How Heat Affects Supercar Tire Performance
Temperature is the invisible variable that determines how well your tires perform. Every aspect of tire behavior — grip, wear rate, responsiveness, and even structural integrity — is fundamentally governed by temperature. For supercar owners, understanding the relationship between heat and tire performance is not academic curiosity; it is practical knowledge that directly affects how safely and enjoyably you can drive your car.
The Optimal Temperature Window
Every tire compound has an optimal operating temperature range where it delivers maximum grip. For most summer performance tires used on supercars, this window falls between 160 and 220 degrees Fahrenheit at the tread surface. Below this range, the compound is too stiff to conform to road surface irregularities, reducing mechanical grip. Above this range, the compound becomes too soft, causing excessive wear and potentially greasy, unpredictable behavior.
How Tires Generate Heat
Tires generate heat through three primary mechanisms. The first is friction with the road surface — every time the tire grips the road during acceleration, braking, or cornering, friction converts kinetic energy into heat. The second is hysteresis — the internal flexing of the tire's rubber compound as it deforms under load and then recovers. The third is structural flexion — the bending and unbending of the tire's carcass with each revolution, particularly in the sidewall area.
Cold Tire Risks
One of the most dangerous situations for a supercar driver is aggressive driving on cold tires. When the tires have not reached their operating temperature, grip levels can be 30 to 50 percent lower than at optimal temperature. This is why so many supercar accidents occur within the first few miles of a drive or on the out-lap at a track day. Take the first few miles gently, progressively building heat through moderate cornering and braking, before pushing the car hard.
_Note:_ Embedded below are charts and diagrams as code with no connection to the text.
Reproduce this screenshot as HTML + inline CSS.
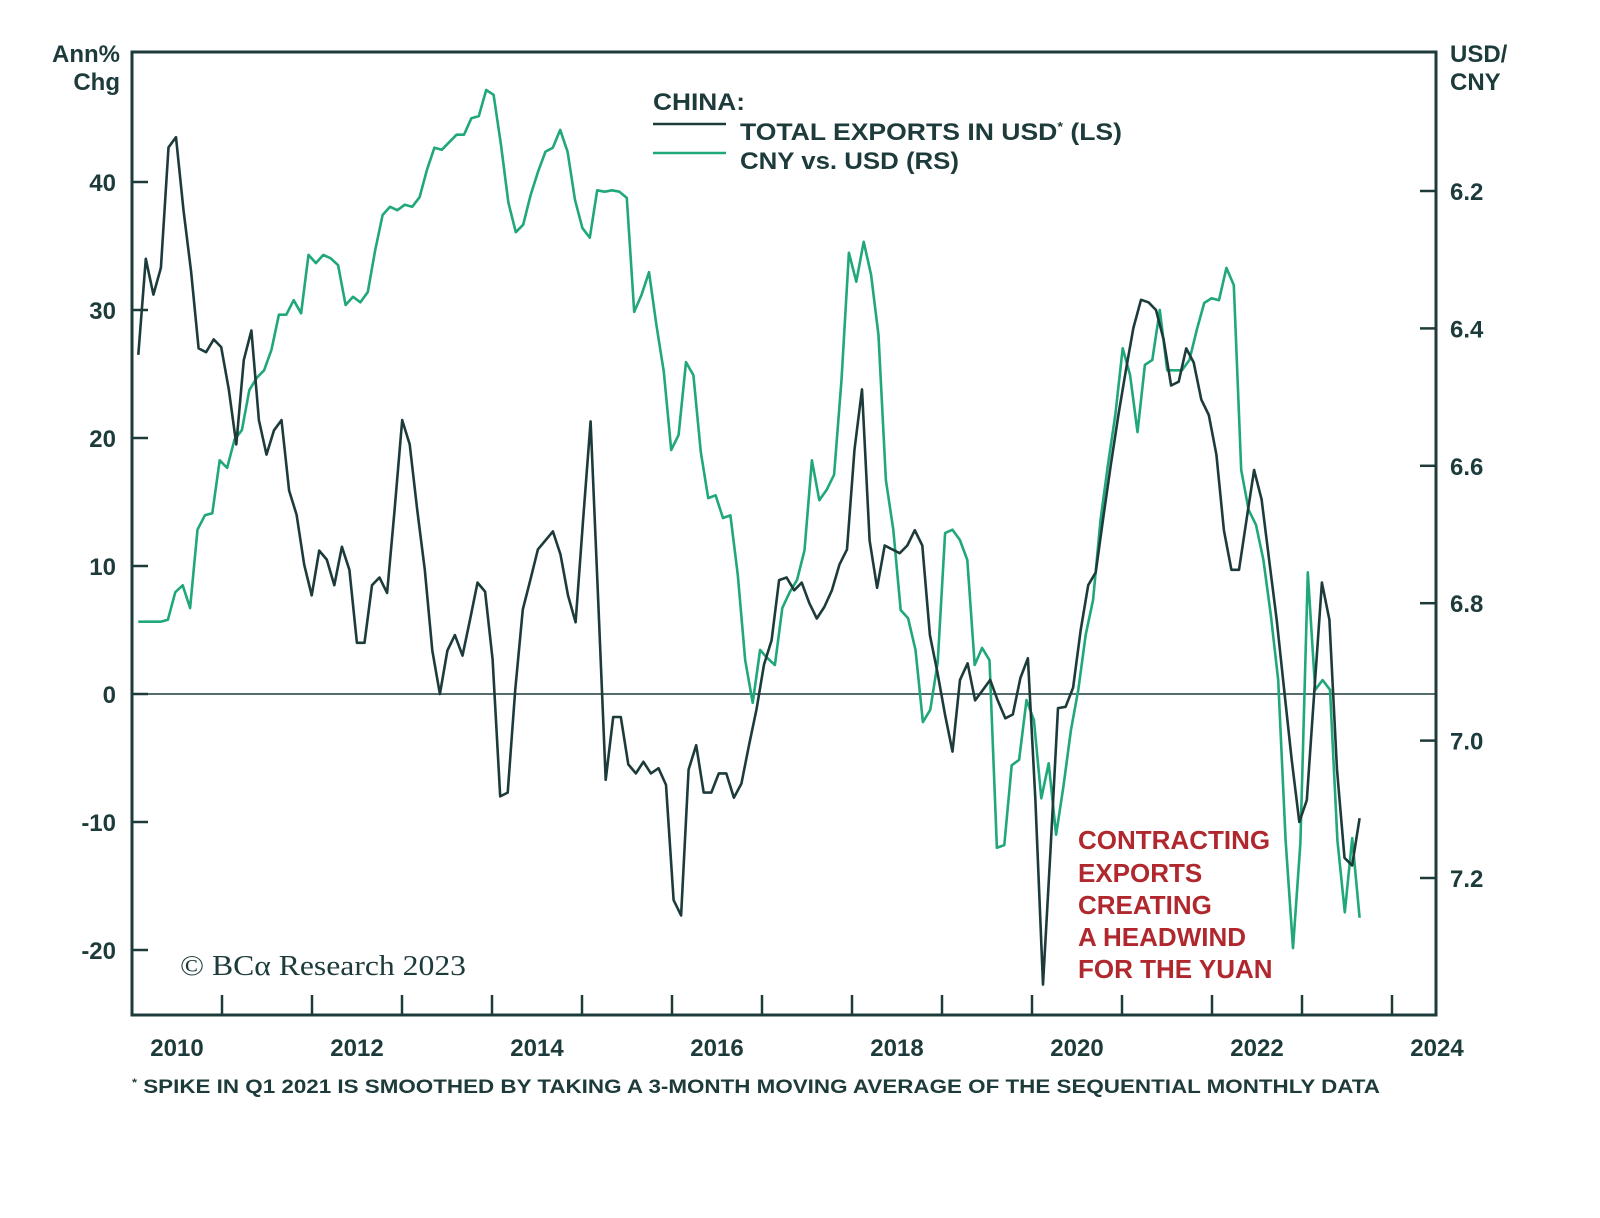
<!DOCTYPE html>
<html><head><meta charset="utf-8"><style>
body{margin:0;background:#fff;}
svg{display:block;font-family:"Liberation Sans",sans-serif;}
</style></head><body>
<svg id="chart" width="1600" height="1218" viewBox="0 0 1600 1218" xmlns="http://www.w3.org/2000/svg">
<rect x="132" y="52" width="1304" height="963" fill="none" stroke="#1d3b3b" stroke-width="3"/>
<g id="axes"></g>
<g id="series"></g>
<g fill="#1d3b3b" font-weight="bold" font-size="24" text-anchor="end">
<text x="120" y="62">Ann%</text><text x="120" y="90">Chg</text></g>
<g fill="#1d3b3b" font-weight="bold" font-size="24">
<text x="1450" y="62">USD/</text><text x="1450" y="90">CNY</text></g>
<g fill="#1d3b3b" font-weight="bold" font-size="24">
<text x="653" y="110" textLength="92" lengthAdjust="spacingAndGlyphs">CHINA:</text>
<line x1="653" y1="124" x2="726" y2="124" stroke="#1d3b3b" stroke-width="2.5"/>
<text x="740" y="140" textLength="382" lengthAdjust="spacingAndGlyphs">TOTAL EXPORTS IN USD<tspan font-size="13" dy="-9">*</tspan><tspan dy="9"> (LS)</tspan></text>
<line x1="653" y1="153" x2="726" y2="153" stroke="#20a77a" stroke-width="2.5"/>
<text x="740" y="169" textLength="219" lengthAdjust="spacingAndGlyphs">CNY vs. USD (RS)</text>
</g>
<g fill="#b0282e" font-weight="bold" font-size="26">
<text x="1078" y="849">CONTRACTING</text><text x="1078" y="882">EXPORTS</text><text x="1078" y="914">CREATING</text><text x="1078" y="946">A HEADWIND</text><text x="1078" y="978">FOR THE YUAN</text></g>
<text x="180" y="975" font-family="Liberation Serif,serif" font-size="28" fill="#1d3b3b" textLength="286" lengthAdjust="spacingAndGlyphs">© BCα Research 2023</text>
<text x="132" y="1093" font-size="19" font-weight="bold" fill="#1d3b3b" textLength="1248" lengthAdjust="spacingAndGlyphs"><tspan font-size="11" dy="-7">*</tspan><tspan dy="7"> SPIKE IN Q1 2021 IS SMOOTHED BY TAKING A 3-MONTH MOVING AVERAGE OF THE SEQUENTIAL MONTHLY DATA</tspan></text>
</svg>
<script>
const leftTicks=[-20,-10,0,10,20,30,40];
const rightTicks=[6.2,6.4,6.6,6.8,7.0,7.2];
const yearLabels=[2010,2012,2014,2016,2018,2020,2022,2024];
const seriesStart=2010.07, seriesEnd=2023.64;
const exportsValues=[26.5,34,31.2,33.3,42.7,43.5,37.8,33,27,26.7,27.7,27.1,23.8,19.5,26.1,28.4,21.4,18.7,20.6,21.4,15.9,14,10.1,7.7,11.2,10.5,8.5,11.5,9.7,4,4,8.5,9.1,7.9,14.4,21.4,19.5,14.4,9.7,3.4,0,3.4,4.6,3.0,5.8,8.7,8,2.7,-8,-7.7,0.3,6.6,8.9,11.3,12,12.7,10.9,7.7,5.6,13.6,21.3,7.3,-6.7,-1.8,-1.8,-5.5,-6.2,-5.3,-6.2,-5.8,-7.1,-16.1,-17.3,-5.9,-4,-7.7,-7.7,-6.2,-6.2,-8.1,-7,-4,-1.2,2.3,4.2,8.9,9.1,8.1,8.7,7.1,5.9,6.8,8.1,10.1,11.3,19.1,23.8,12,8.3,11.6,11.3,11,11.6,12.8,11.6,4.6,1.7,-1.6,-4.5,1.1,2.4,-0.5,0.3,1.1,-0.5,-1.9,-1.6,1.25,2.8,-8.3,-22.7,-12.2,-1.1,-1,0.5,5,8.5,9.5,13.8,17.9,21.8,25.3,28.6,30.8,30.6,30,27.7,24.1,24.4,27,25.9,23,21.8,18.7,12.8,9.7,9.7,13.6,17.5,15.2,10.5,5.8,0.3,-5.2,-10,-8.3,0.3,8.7,5.8,-5.9,-12.8,-13.4,-9.7];
const cnyValues=[6.827,6.827,6.827,6.827,6.824,6.784,6.774,6.807,6.693,6.672,6.669,6.592,6.603,6.562,6.548,6.490,6.472,6.461,6.431,6.380,6.380,6.359,6.378,6.293,6.305,6.293,6.298,6.308,6.366,6.354,6.362,6.347,6.286,6.235,6.223,6.228,6.220,6.223,6.209,6.169,6.137,6.140,6.129,6.118,6.118,6.094,6.091,6.053,6.060,6.133,6.217,6.260,6.249,6.206,6.172,6.143,6.137,6.111,6.143,6.213,6.254,6.268,6.199,6.201,6.199,6.201,6.210,6.376,6.351,6.318,6.395,6.463,6.577,6.555,6.449,6.468,6.580,6.647,6.643,6.676,6.672,6.759,6.883,6.945,6.868,6.880,6.890,6.807,6.784,6.766,6.723,6.592,6.650,6.635,6.613,6.475,6.290,6.332,6.274,6.322,6.410,6.621,6.693,6.810,6.822,6.868,6.973,6.955,6.886,6.698,6.693,6.708,6.737,6.890,6.865,6.883,7.156,7.152,7.036,7.028,6.941,6.970,7.084,7.033,7.137,7.066,6.985,6.926,6.846,6.795,6.679,6.599,6.526,6.429,6.468,6.551,6.453,6.446,6.373,6.461,6.461,6.461,6.446,6.402,6.363,6.356,6.359,6.312,6.337,6.606,6.664,6.686,6.737,6.817,6.912,7.145,7.302,7.149,6.755,6.926,6.912,6.926,7.145,7.250,7.142,7.258];
const NS="http://www.w3.org/2000/svg";
const L=132,R=1436,T=52,B=1015;
function xS(t){return L+(t-2010)*90;}
function yL(v){return 694-v*12.8;}
function yR(v){return 191+(v-6.2)*687;}
const axes=document.getElementById('axes'),series=document.getElementById('series');
function mk(tag,attrs,parent,text){const e=document.createElementNS(NS,tag);for(const k in attrs)e.setAttribute(k,attrs[k]);if(text!==undefined)e.textContent=text;parent.appendChild(e);return e;}
const zl=mk('line',{x1:L,x2:R,y1:yL(0),y2:yL(0),stroke:'#1d3b3b','stroke-width':1.5},axes);


leftTicks.forEach(v=>{
  const tk=mk('line',{x1:L,x2:L+16,y1:yL(v),y2:yL(v),stroke:'#1d3b3b','stroke-width':2.5},axes);
  
  
  const tx=mk('text',{x:116,y:yL(v)+9,'text-anchor':'end','font-size':24,'font-weight':'bold',fill:'#1d3b3b'},axes,String(v));
  
  
});
rightTicks.forEach(v=>{
  const tk=mk('line',{x1:R-16,x2:R,y1:yR(v),y2:yR(v),stroke:'#1d3b3b','stroke-width':2.5},axes);
  
  
  const tx=mk('text',{x:1450,y:yR(v)+9,'font-size':24,'font-weight':'bold',fill:'#1d3b3b'},axes,v.toFixed(1));
  
  
});
for(let y=2011;y<=2024;y++){
  const tk=mk('line',{x1:xS(y),x2:xS(y),y1:B,y2:B-20,stroke:'#1d3b3b','stroke-width':2.5},axes);
  
  
}
yearLabels.forEach(y=>{
  const tx=mk('text',{x:xS(y+0.5),y:1056,'text-anchor':'middle','font-size':24,'font-weight':'bold',fill:'#1d3b3b'},axes,String(y));
  
  
});
function pathFor(vals,yf){
  const n=vals.length;
  return vals.map((v,i)=>{const t=seriesStart+i*(seriesEnd-seriesStart)/(n-1);return (i?'L':'M')+xS(t).toFixed(1)+','+yf(v).toFixed(1);}).join('');
}
const pc=mk('path',{d:pathFor(cnyValues,yR),fill:'none',stroke:'#20a77a','stroke-width':2.6,'stroke-linejoin':'round'},series);


const pe=mk('path',{d:pathFor(exportsValues,yL),fill:'none',stroke:'#1d3b3b','stroke-width':2.6,'stroke-linejoin':'round'},series);


</script>
</body></html>
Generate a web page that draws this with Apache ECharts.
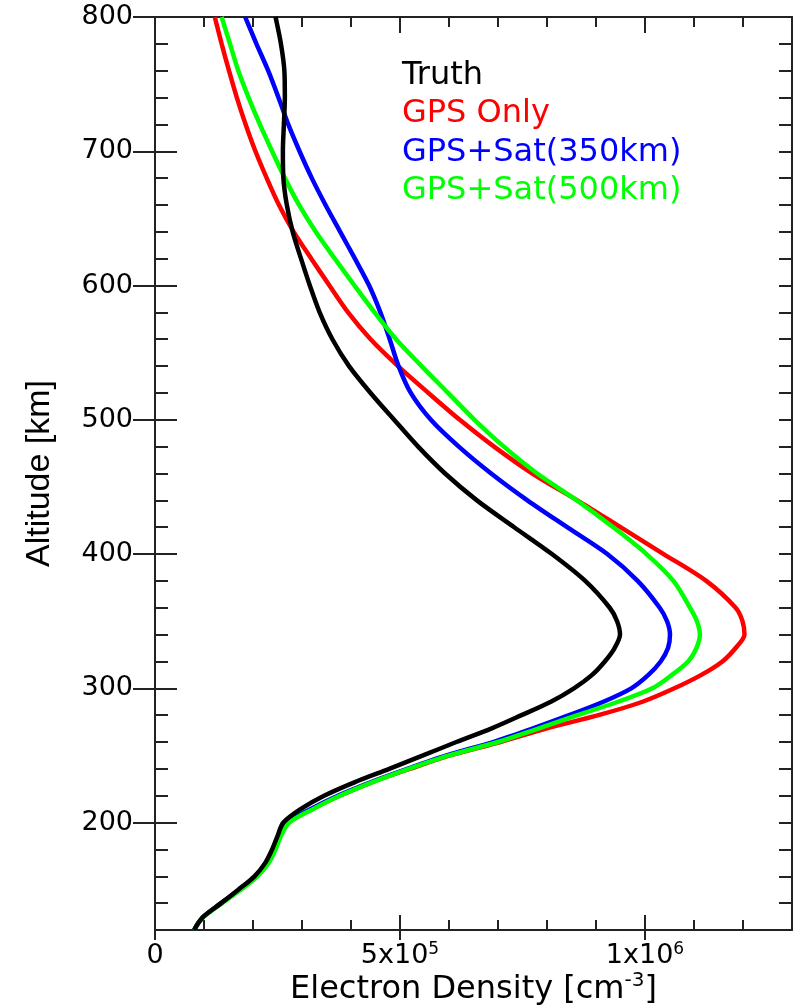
<!DOCTYPE html>
<html>
<head>
<meta charset="utf-8">
<title>Electron Density Profile</title>
<script src="https://cdn.jsdelivr.net/npm/echarts@6.0.0/dist/echarts.min.js"></script>
<style>
  html, body { margin: 0; padding: 0; background: #fff; }
  #chart { width: 796px; height: 1005px; }
</style>
</head>
<body>
<div id="chart"></div>
<script>
// altitudes (km) shared by every profile
const altitudes = [
  120, 125, 130, 140, 150, 160, 170, 180, 190, 200, 210, 220, 230, 240, 250, 260,
  270, 280, 290, 300, 310, 320, 330, 340, 350, 360, 380, 400, 420, 440, 460, 480,
  500, 520, 540, 560, 580, 600, 620, 640, 660, 680, 700, 720, 740, 760, 780, 800
];

// electron density, in units of 1e5 cm^-3
const truth = [
  0.80, 0.88, 0.99, 1.35, 1.70, 2.03, 2.25, 2.39, 2.50, 2.62, 2.97, 3.45, 4.07, 4.78, 5.47, 6.15,
  6.86, 7.48, 8.08, 8.55, 8.92, 9.18, 9.38, 9.49, 9.43, 9.28, 8.78, 8.10, 7.33, 6.57, 5.92, 5.37,
  4.88, 4.40, 3.96, 3.62, 3.36, 3.16, 2.98, 2.81, 2.69, 2.62, 2.61, 2.63, 2.65, 2.64, 2.57, 2.46
];
const gpsOnly = [
  0.80, 0.88, 0.99, 1.35, 1.72, 2.05, 2.27, 2.41, 2.52, 2.72, 3.20, 3.77, 4.42, 5.20, 6.02, 7.05,
  7.98, 9.05, 9.95, 10.60, 11.15, 11.58, 11.85, 12.03, 11.99, 11.85, 11.25, 10.38, 9.50, 8.62, 7.70, 6.92,
  6.22, 5.58, 4.96, 4.40, 3.94, 3.56, 3.19, 2.83, 2.53, 2.28, 2.05, 1.85, 1.67, 1.51, 1.36, 1.22
];
const gpsSat350 = [
  0.80, 0.88, 0.99, 1.35, 1.72, 2.05, 2.27, 2.41, 2.52, 2.70, 3.17, 3.73, 4.40, 5.15, 5.95, 6.90,
  7.70, 8.45, 9.15, 9.72, 10.07, 10.32, 10.47, 10.51, 10.45, 10.30, 9.85, 9.23, 8.41, 7.60, 6.86, 6.20,
  5.63, 5.22, 4.97, 4.79, 4.60, 4.37, 4.08, 3.78, 3.48, 3.20, 2.95, 2.72, 2.52, 2.31, 2.07, 1.84
];
const gpsSat500 = [
  0.80, 0.88, 1.00, 1.37, 1.75, 2.09, 2.32, 2.46, 2.57, 2.74, 3.22, 3.77, 4.43, 5.18, 6.00, 7.00,
  7.82, 8.62, 9.45, 10.15, 10.55, 10.88, 11.05, 11.12, 11.06, 10.92, 10.58, 10.03, 9.35, 8.61, 7.80, 7.12,
  6.52, 5.98, 5.44, 4.92, 4.48, 4.07, 3.67, 3.28, 2.94, 2.65, 2.39, 2.14, 1.91, 1.70, 1.53, 1.36
];
const densityUnit = 1e5;

// tick labels
const xTickValues = [0, 500000, 1000000];
const yTickValues = [200, 300, 400, 500, 600, 700, 800];

const seriesNames = ['Truth', 'GPS Only', 'GPS+Sat(350km)', 'GPS+Sat(500km)'];
const seriesColors = ['#000000', '#ff0000', '#0000ff', '#00ff00'];
const seriesValues = [truth, gpsOnly, gpsSat350, gpsSat500];

const chart = echarts.init(document.getElementById('chart'));

const axisColor = '#222';
const lineStyle = { color: axisColor, width: 2 };
const xRange = { min: 0, max: 1300000 };
const yRange = { min: 120, max: 800 };

function toPairs(values) {
  return values.map((v, i) => [v * densityUnit, altitudes[i]]);
}

function sciLabel(v) {
  if (v === 0) return '{b|0}';
  const exp = Math.floor(Math.log10(v));
  const mant = Math.round(v / Math.pow(10, exp));
  return '{b|' + mant + 'x10}{s|' + exp + '}';
}

// an axis that only draws ticks (used to get major/minor and in/out ticks)
function tickAxis(extra) {
  return Object.assign({
    type: 'value',
    gridIndex: 0,
    axisLine: { show: false },
    axisLabel: { show: false },
    splitLine: { show: false }
  }, extra);
}

const labelFont = 'DejaVu Sans';

const option = {
  backgroundColor: '#fff',
  animation: false,
  grid: {
    left: 155,
    right: 4,
    top: 17,
    bottom: 75,
    containLabel: false,
    outerBoundsMode: 'none'
  },
  legend: {
    orient: 'vertical',
    left: 397,
    top: 56,
    padding: 0,
    itemGap: 0,
    itemWidth: 0,
    itemHeight: 1,
    icon: 'none',
    selectedMode: false,
    textStyle: { fontFamily: labelFont, fontSize: 32, lineHeight: 38.5 },
    data: seriesNames.map((n, i) => ({ name: n, textStyle: { color: seriesColors[i] } }))
  },
  xAxis: [
    Object.assign({
      type: 'value',
      gridIndex: 0,
      position: 'bottom',
      axisLine: { show: true, onZero: false, lineStyle: lineStyle },
      axisTick: { show: true, inside: true, length: 15, customValues: xTickValues, lineStyle: lineStyle },
      axisLabel: {
        customValues: xTickValues,
        margin: 11,
        formatter: sciLabel,
        rich: {
          b: { fontFamily: labelFont, fontSize: 27, color: '#000', lineHeight: 30 },
          s: { fontFamily: labelFont, fontSize: 17, color: '#000', lineHeight: 19, verticalAlign: 'top' }
        }
      },
      splitLine: { show: false },
      name: '{t|Electron Density [cm}{s|-3}{t|]}',
      nameLocation: 'middle',
      nameGap: 41,
      nameMoveOverlap: false,
      nameTextStyle: {
        rich: {
          t: { fontFamily: labelFont, fontSize: 32, color: '#000', lineHeight: 37 },
          s: { fontFamily: labelFont, fontSize: 20, color: '#000', lineHeight: 21, verticalAlign: 'top' }
        }
      }
    }, xRange),
    tickAxis(Object.assign({ position: 'bottom', interval: 100000,
      axisTick: { show: true, inside: true, length: 10, lineStyle: lineStyle } }, xRange)),
    tickAxis(Object.assign({ position: 'bottom',
      axisTick: { show: true, inside: false, length: 10, customValues: xTickValues, lineStyle: lineStyle } }, xRange)),
    tickAxis(Object.assign({ position: 'top', interval: 100000,
      axisLine: { show: true, onZero: false, lineStyle: lineStyle },
      axisTick: { show: true, inside: true, length: 10, lineStyle: lineStyle } }, xRange)),
    tickAxis(Object.assign({ position: 'top',
      axisTick: { show: true, inside: true, length: 16, customValues: xTickValues, lineStyle: lineStyle } }, xRange))
  ],
  yAxis: [
    Object.assign({
      type: 'value',
      gridIndex: 0,
      position: 'left',
      axisLine: { show: true, onZero: false, lineStyle: lineStyle },
      axisTick: { show: true, inside: false, length: 15, customValues: yTickValues, lineStyle: lineStyle },
      axisLabel: {
        customValues: yTickValues,
        margin: 22,
        color: '#000',
        fontFamily: labelFont,
        fontSize: 27
      },
      splitLine: { show: false },
      name: 'Altitude [km]',
      nameLocation: 'middle',
      nameRotate: 90,
      nameGap: 98,
      nameTextStyle: { fontFamily: 'Liberation Sans', fontSize: 34, color: '#000' }
    }, yRange),
    tickAxis(Object.assign({ position: 'left',
      axisTick: { show: true, inside: true, length: 22, customValues: yTickValues, lineStyle: lineStyle } }, yRange)),
    tickAxis(Object.assign({ position: 'left', interval: 20,
      axisTick: { show: true, inside: true, length: 13, lineStyle: lineStyle } }, yRange)),
    tickAxis(Object.assign({ position: 'right', interval: 20,
      axisLine: { show: true, onZero: false, lineStyle: lineStyle },
      axisTick: { show: true, inside: true, length: 13, lineStyle: lineStyle } }, yRange)),
    tickAxis(Object.assign({ position: 'right',
      axisTick: { show: true, inside: true, length: 22, customValues: yTickValues, lineStyle: lineStyle } }, yRange))
  ],
  // draw order: red, blue, green, then black on top
  series: [1, 2, 3, 0].map((k) => ({
    name: seriesNames[k],
    type: 'line',
    xAxisIndex: 0,
    yAxisIndex: 0,
    data: toPairs(seriesValues[k]),
    showSymbol: false,
    symbol: 'none',
    smooth: 0.3,
    color: seriesColors[k],
    lineStyle: { color: seriesColors[k], width: 4.5 },
    z: k === 0 ? 10 : 3
  }))
};

chart.setOption(option);
</script>
</body>
</html>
Overheating and Degradation
While cold tires are dangerous, overheated tires present their own set of problems. When tire temperatures exceed the compound's designed operating range, the rubber begins to thermally degrade. You may see blistering on the tread surface — small bubbles where the rubber has literally boiled from excessive heat. Overheated tires also exhibit a phenomenon called "greasing," where the surface becomes slick and unpredictable, drastically reducing grip precisely when the driver needs it most.
Ambient Temperature Effects
The outside air temperature significantly affects tire behavior. On a 100-degree summer day, your tires will reach their operating temperature much more quickly and may overheat during sustained hard driving. On a 50-degree autumn morning, the same tires may never reach optimal temperature during normal street driving. This is why many supercar enthusiasts use different tire compounds for different seasons — softer compounds for cooler conditions and harder compounds for hot weather.
Tire Pressure and Heat
Tire pressure and temperature are directly linked through basic gas physics. For every 10 degrees Fahrenheit of temperature change, tire pressure changes by approximately 1 PSI. This means that tires set to 33 PSI in a 70-degree garage could read 36 PSI or higher after spirited driving. This is normal and expected — do not bleed air from hot tires. Always check and set pressures when tires are cold, meaning the car has been parked for at least three hours.
Practical Tips for Managing Tire Temperature
For street driving, the most important habit is warming your tires gradually during the first few miles. For track driving, invest in a tire temperature gauge and learn to read the temperatures across the tread surface. Ideally, you want even temperatures across the tire's contact patch. If the inside edge is significantly hotter than the outside, your alignment may need adjustment. Ship.Tires recommends consulting with a performance alignment specialist if you regularly track your supercar.